__Aim__
Go through the entries below and pick out every line with "this".

(Records with drawing code)

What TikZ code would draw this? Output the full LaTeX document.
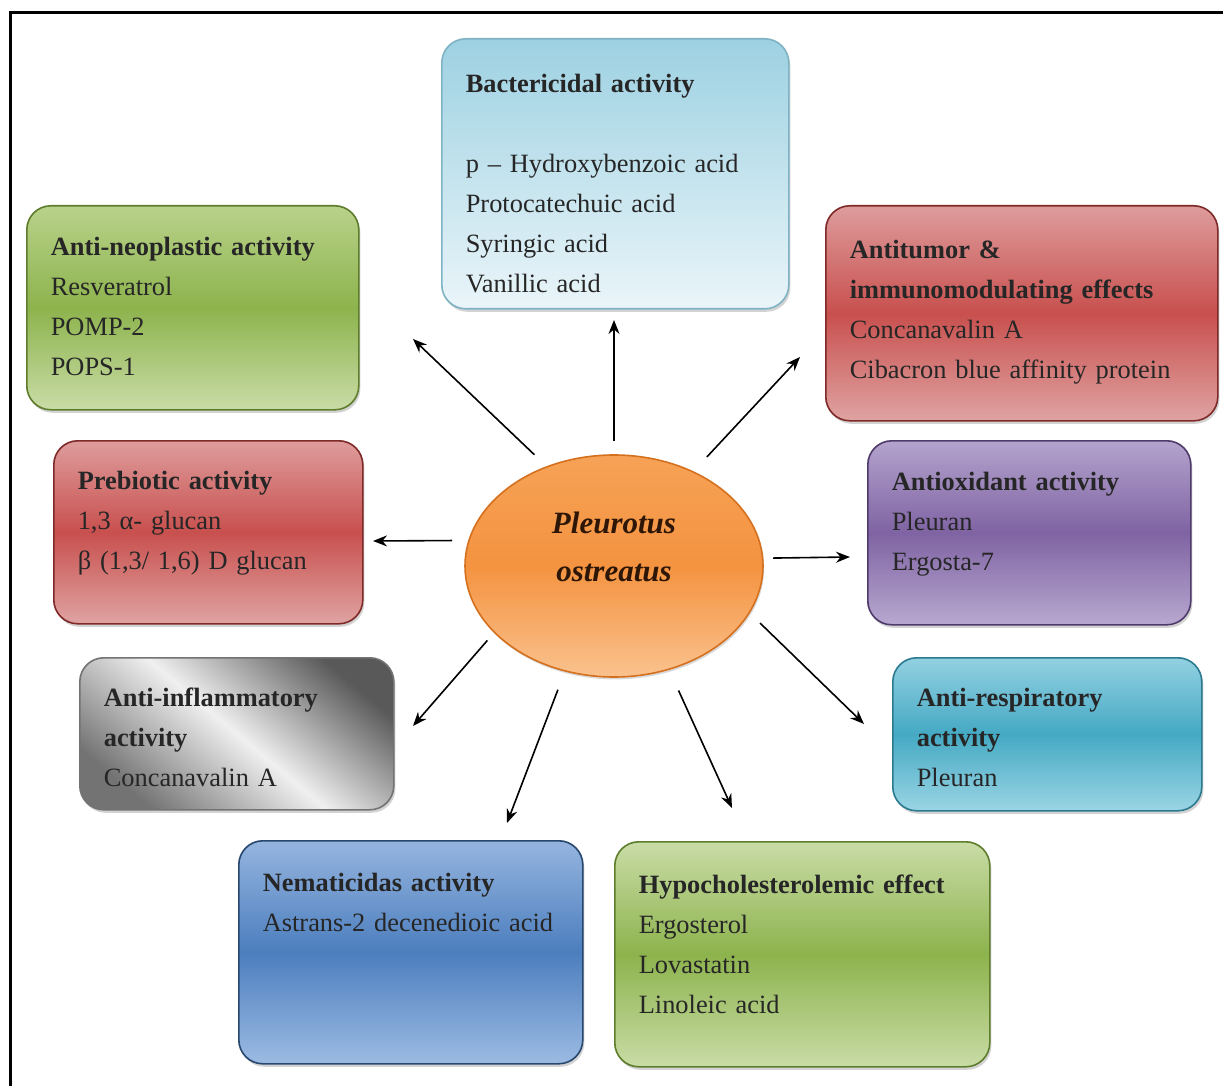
\documentclass[tikz,border=0pt]{standalone}
\usepackage{fontspec}
\setmainfont{Liberation Serif}
\usetikzlibrary{shapes.geometric,arrows.meta,shadows}

\definecolor{bactA}{HTML}{9DD1E2}
\definecolor{bactB}{HTML}{EAF5F9}
\definecolor{bactD}{HTML}{7FB3C4}
\definecolor{neoA}{HTML}{B9D28A}
\definecolor{neoM}{HTML}{8DB34D}
\definecolor{neoB}{HTML}{C9DCA6}
\definecolor{neoD}{HTML}{5E7D2C}
\definecolor{redA}{HTML}{DE9C9C}
\definecolor{redM}{HTML}{C8504E}
\definecolor{redB}{HTML}{DFA3A2}
\definecolor{redD}{HTML}{7E2A28}
\definecolor{oxA}{HTML}{B4A3CD}
\definecolor{oxM}{HTML}{7F63A3}
\definecolor{oxB}{HTML}{B8A8D0}
\definecolor{oxD}{HTML}{4F3B6B}
\definecolor{respA}{HTML}{92D1E1}
\definecolor{respM}{HTML}{45A9C4}
\definecolor{respB}{HTML}{9AD5E4}
\definecolor{respD}{HTML}{2B7A90}
\definecolor{nemaA}{HTML}{95B5DF}
\definecolor{nemaM}{HTML}{4C7EBE}
\definecolor{nemaB}{HTML}{9CBBE3}
\definecolor{nemaD}{HTML}{28476E}
\definecolor{poA}{HTML}{F6A256}
\definecolor{poM}{HTML}{F49340}
\definecolor{poB}{HTML}{FAC28E}
\definecolor{poD}{HTML}{D4701E}
\definecolor{poText}{HTML}{2E1606}

\begin{document}
\begin{tikzpicture}[x=0.5pt,y=-0.5pt,
    act/.style={anchor=north west, rounded corners=12pt, inner xsep=12pt, inner ysep=0pt,
        align=left, text=black!85, font=\fontsize{13.2}{20}\selectfont, line width=0.8pt,
        drop shadow={shadow xshift=0.8pt,shadow yshift=-1.5pt,opacity=0.35}},
    arr/.style={-{Stealth[length=7pt,width=5.5pt]}, line width=0.8pt}]
    \useasboundingbox (0,0) rectangle (1223,1086);
    %frame
    \draw[line width=1.5pt] (10,1086) -- (10,13) -- (1223,13);

    %center
    \node[ellipse, minimum width=149pt, minimum height=111pt, inner sep=0pt, outer sep=0pt,
        text width=70pt, align=center, text height=11pt, text depth=44pt,
        top color=poA, bottom color=poB, middle color=poM, draw=poD, line width=0.8pt,
        drop shadow={shadow xshift=0.6pt,shadow yshift=-1.2pt,opacity=0.3},
        font=\fontsize{15.5}{24}\selectfont\bfseries\itshape, text=poText] (po) at (614,566)
        {Pleurotus\\ ostreatus};

    %boxes
    \node[act, text width=149.5pt, text height=27pt, text depth=108pt, draw=bactD,
        top color=bactA, bottom color=bactB] (bact) at (441,38)
        {\textbf{Bactericidal activity}\\[20pt] p – Hydroxybenzoic acid\\ Protocatechuic acid\\ Syringic acid\\ Vanillic acid};
    \node[act, text width=142pt, text height=25pt, text depth=77pt, draw=neoD,
        top color=neoA, bottom color=neoB, middle color=neoM] (neo) at (26,205)
        {\textbf{Anti-neoplastic activity}\\ Resveratrol\\ POMP-2\\ POPS-1};
    \node[act, text width=172pt, text height=26.5pt, text depth=81pt, draw=redD,
        top color=redA, bottom color=redB, middle color=redM] (tumor) at (825,205)
        {\textbf{Antitumor \&}\\ \textbf{immunomodulating effects}\\ Concanavalin A\\ Cibacron blue affinity protein};
    \node[act, text width=130.5pt, text height=24.5pt, text depth=67pt, draw=redD,
        top color=redA, bottom color=redB, middle color=redM] (preb) at (53,440)
        {\textbf{Prebiotic activity}\\ 1,3 α- glucan\\ β (1,3/ 1,6) D glucan};
    \node[act, text width=137.5pt, text height=25pt, text depth=67pt, draw=oxD,
        top color=oxA, bottom color=oxB, middle color=oxM] (oxid) at (867,440)
        {\textbf{Antioxidant activity}\\ Pleuran\\ Ergosta-7};
    \node[act, text width=133pt, text height=24.5pt, text depth=51.5pt, draw=black!55,
        top color=black!65, bottom color=black!55, middle color=black!6, shading angle=-40] (infl) at (79,657)
        {\textbf{Anti-inflammatory}\\ \textbf{activity}\\ Concanavalin A};
    \node[act, text width=130.5pt, text height=24.5pt, text depth=52pt, draw=respD,
        top color=respA, bottom color=respB, middle color=respM] (resp) at (892,657)
        {\textbf{Anti-respiratory}\\ \textbf{activity}\\ Pleuran};
    \node[act, text width=148pt, text height=25.5pt, text depth=86pt, draw=nemaD,
        top color=nemaA, bottom color=nemaB, middle color=nemaM] (nema) at (238,840)
        {\textbf{Nematicidas activity}\\ Astrans-2 decenedioic acid};
    \node[act, text width=163.5pt, text height=26pt, text depth=86.5pt, draw=neoD,
        top color=neoB, bottom color=neoB, middle color=neoM] (hypo) at (614,841)
        {\textbf{Hypocholesterolemic effect}\\ Ergosterol\\ Lovastatin\\ Linoleic acid};

    %arrows
    \coordinate (tbact) at (614,320);
    \coordinate (tneo) at (413,339);
    \coordinate (ttumor) at (800,357);
    \coordinate (tpreb) at (373,541);
    \coordinate (toxid) at (850,557);
    \coordinate (tinfl) at (413,726);
    \coordinate (tresp) at (864,724);
    \coordinate (tnema) at (507,823);
    \coordinate (thypo) at (732,808);
    \draw[arr, shorten <=7pt] (po.90) -- (tbact);
    \draw[arr, shorten <=8.8pt] (po.124.7) -- (tneo);
    \draw[arr, shorten <=10.2pt] (po.50) -- (ttumor);
    \draw[arr, shorten <=8.4pt] (po.170.2) -- (tpreb);
    \draw[arr, shorten <=5.2pt] (po.3.5) -- (toxid);
    \draw[arr, shorten <=5.4pt] (po.209.4) -- (tinfl);
    \draw[arr, shorten <=7.5pt] (po.341) -- (tresp);
    \draw[arr, shorten <=10.1pt] (po.245.6) -- (tnema);
    \draw[arr, shorten <=11.7pt] (po.298.9) -- (thypo);
\end{tikzpicture}
\end{document}
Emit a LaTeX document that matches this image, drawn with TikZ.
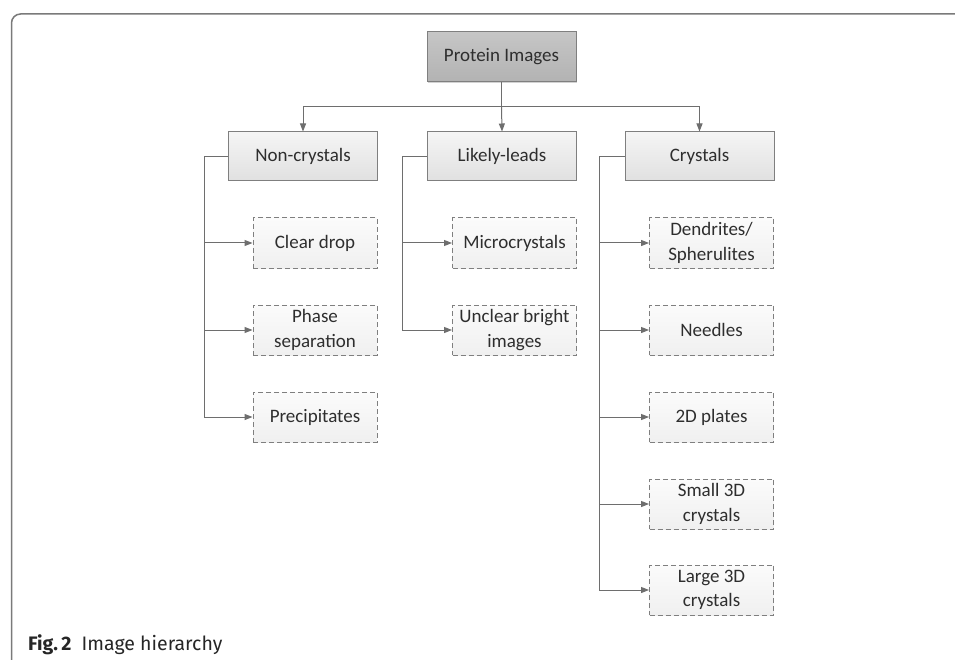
\documentclass[tikz,border=0pt]{standalone}
\usepackage{fontspec}
\setmainfont{Carlito}
\newfontfamily\capfont{Fira Sans}
\usetikzlibrary{arrows.meta,shadows}
\definecolor{linecol}{HTML}{6E6E6E}
\definecolor{boxline}{HTML}{7F7F7F}
\definecolor{framecol}{HTML}{7A7A7A}
\definecolor{txtcol}{HTML}{2E2E2E}
\tikzset{
  rootbox/.style={draw=boxline, line width=1pt, top color=gray!45, bottom color=gray!60,
     minimum width=149pt, minimum height=50pt, inner sep=2pt, text=txtcol,
     font=\fontsize{19}{23}\selectfont,
     drop shadow={shadow xshift=1.2pt, shadow yshift=-1.5pt, opacity=0.35}},
  parentbox/.style={draw=boxline, line width=1pt, top color=gray!8, bottom color=gray!24,
     minimum width=149pt, minimum height=49pt, inner sep=2pt, text=txtcol,
     font=\fontsize{19}{23}\selectfont},
  childbox/.style={draw=boxline, line width=1pt, dash pattern=on 5pt off 3pt,
     top color=gray!3, bottom color=gray!12,
     minimum width=124pt, minimum height=50pt, inner sep=2pt, text=txtcol, align=center,
     font=\fontsize{19}{24.5}\selectfont},
  conn/.style={draw=linecol, line width=1pt},
  arr/.style={conn, -{Triangle[length=8pt,width=6pt]}},
}
\begin{document}
\begin{tikzpicture}[x=1pt,y=-1pt]
\useasboundingbox (0,0) rectangle (955,660);
\fill[white] (0,0) rectangle (955,660);
% frame
\draw[framecol, line width=1.5pt, rounded corners=9pt] (11.5,662) -- (11.5,14) -- (957,14);
% caption
\node[anchor=base west, inner sep=0pt, font=\capfont\fontsize{19.5}{23}\selectfont, text=black!85]
  (cap) at (28,650) {\textbf{Fig.\,2}\ \ Image hierarchy};
% nodes
\node[rootbox] (root) at (501.5,57) {Protein Images};
\node[parentbox] (nc) at (303,156.5) {Non-crystals};
\node[parentbox] (ll) at (502,156.5) {Likely-leads};
\node[parentbox] (cr) at (699.5,156.5) {Crystals};

\node[childbox] (n1) at (315,243) {Clear drop};
\node[childbox] (n2) at (315,330) {Phase\\separation};
\node[childbox] (n3) at (315,417) {Precipitates};

\node[childbox] (l1) at (514.5,243) {Microcrystals};
\node[childbox] (l2) at (514.5,330) {Unclear bright\\images};

\node[childbox] (c1) at (711.5,243) {Dendrites/\\Spherulites};
\node[childbox] (c2) at (711.5,330) {Needles};
\node[childbox] (c3) at (711.5,417) {2D plates};
\node[childbox] (c4) at (711.5,504) {Small 3D\\crystals};
\node[childbox] (c5) at (711.5,590) {Large 3D\\crystals};

% top connectors
\coordinate (bus) at (501.5,107);
\draw[conn] (root.south) -- (bus);
\draw[arr] (bus) -| (nc.north);
\draw[arr] (bus) -| (cr.north);
\draw[arr] (bus) -- (ll.north);

% side connectors
\coordinate (ncx) at (204,156.5);
\coordinate (llx) at (402,156.5);
\coordinate (crx) at (599,156.5);
\draw[conn] (nc.west) -- (ncx) -- (ncx |- n3.west);
\foreach \c in {n1,n2,n3} \draw[arr] (ncx |- \c.west) -- (\c.west);
\draw[conn] (ll.west) -- (llx) -- (llx |- l2.west);
\foreach \c in {l1,l2} \draw[arr] (llx |- \c.west) -- (\c.west);
\draw[conn] (cr.west) -- (crx) -- (crx |- c5.west);
\foreach \c in {c1,c2,c3,c4,c5} \draw[arr] (crx |- \c.west) -- (\c.west);
\end{tikzpicture}
\end{document}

__Full solution__
What TikZ code would draw this? Output the full LaTeX document.
Emit a LaTeX document that matches this image, drawn with TikZ.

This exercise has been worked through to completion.